I risultati sono stati un massivo ridimensionamento della produzione e  differente ricollocazione delle “materie prime” digitali.

Ogni nostra comodità, oggi, è fatta di chip e l’agiatezza – si sa –  non è un fenomeno reversibile.  È ben noto a chi ripone in questo le  proprie fortune.
(https://www.aidr.it/dammi-tre-parole-internet-of-things-2/)

Su larga scala, tale aspetto ci permette tranquillamente di affermare  che le economie di interi paesi dipendono da questi materiali e dunque  l’attuale crisi nella catena di approvvigionamento dei semiconduttori  deve essere assolutamente arginata, cercando di limitare le attuali  carenze e la dipendenza dell’Europa dall’ecosistema globale dei chip,  in cui le industrie asiatiche sono protagoniste incontrastate.

Agli Stati uniti, al fine di aumentare la trasparenza su tutta catena  di fornitura, è bastato nominare il Defence Production Act (insieme di  misure atte a facilitare la produzione di beni e servizi necessari per  la sicurezza nazionale e per altri scopi nato nel secondo dopoguerra,  espressione formale della guerra fredda) per ottenere, da parte dei  maggiori produttori di semiconduttori, la condivisione delle  informazioni relativamente alle proprie scorte e modalità di consegna.  Il tutto nel giro di poco più di un mese.
Ne escono fuori cifre da capogiro: dalla sola Tsmc (Taiwan  Semiconductor Manufacturing Company, la più grande fabbrica di chip al  mondo che rappresenta il 5% dell’economia taiwanese), che ha risposto  alla richiesta americana e fornito i propri dati, emerge che la  previsione delle vendite annuali dovrebbe raggiungere gli oltre 56  miliardi di dollari.
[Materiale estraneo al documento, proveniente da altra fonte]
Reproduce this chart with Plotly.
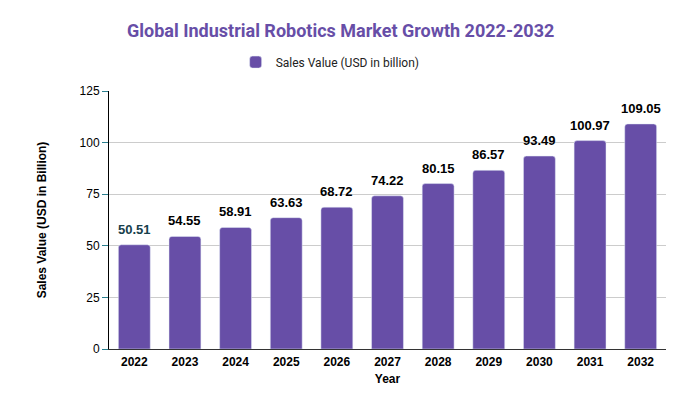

Come risponderà il Vecchio Continente?
Nel mese di settembre è stato presentato l’European Chips Act che ha  come scopo quello di creare le condizioni normative ottimali per unire  le forze e realizzare interessi mirati alla supremazia tecnologica,  evitando di sopperire e dipendere totalmente dai mercati stranieri.
L’obiettivo è quello di raddoppiare la produzione interna entro il  2030, realizzando così la trasformazione digitale dell’economia europea.
Questa legge aiuterebbe così a far confluire le capacità di ricerca,  sperimentazione e progettazione, coordinando gli investimenti e  sviluppando nuovi mercati, garantendo così la famigerata resilienza  continentale.

Contestualmente, l’Italia può rendersi protagonista ed essere incisiva  e se – e solo se – riuscirà a sfruttare al meglio il proprio, unico e  irripetibile, asso nella manica: il Piano Nazionale di Ripresa e  Resilienza.
Il PNRR ha già scientemente preso in considerazione la necessità di  intraprendere importanti investimenti per la tecnologia italiana,  sostenendo il settore della microelettronica attraverso la  combinazione di strumenti di sostegno finanziario per la Ricerca e  Sviluppo, affinché il sistema industriale possa tornare ad essere il  fiore all’occhiello dell’economia nazionale e sia in grado di  accorciare la catena produttiva di questi materiali.
Per fare questo, e ridurre le nostre “dipendenze”, possiamo contare su  basi invidiabili: le competenze di ricerca, alta ingegneria e la forte  specializzazione tecnologica che da sempre ci differenziano, se  opportunamente indirizzate in questa visione europeista della Europe’s  digital decade, permetteranno di attrarre investimenti e renderanno  concreto il ritorno in prima linea del nostro Paese.

Non possiamo permetterci il lusso di perdere questa opportunità e  pensare che sia un investimento come gli altri: questa volta abbiamo  l’occasione di misurarci con una manovra che, finalmente, disegni il  futuro”.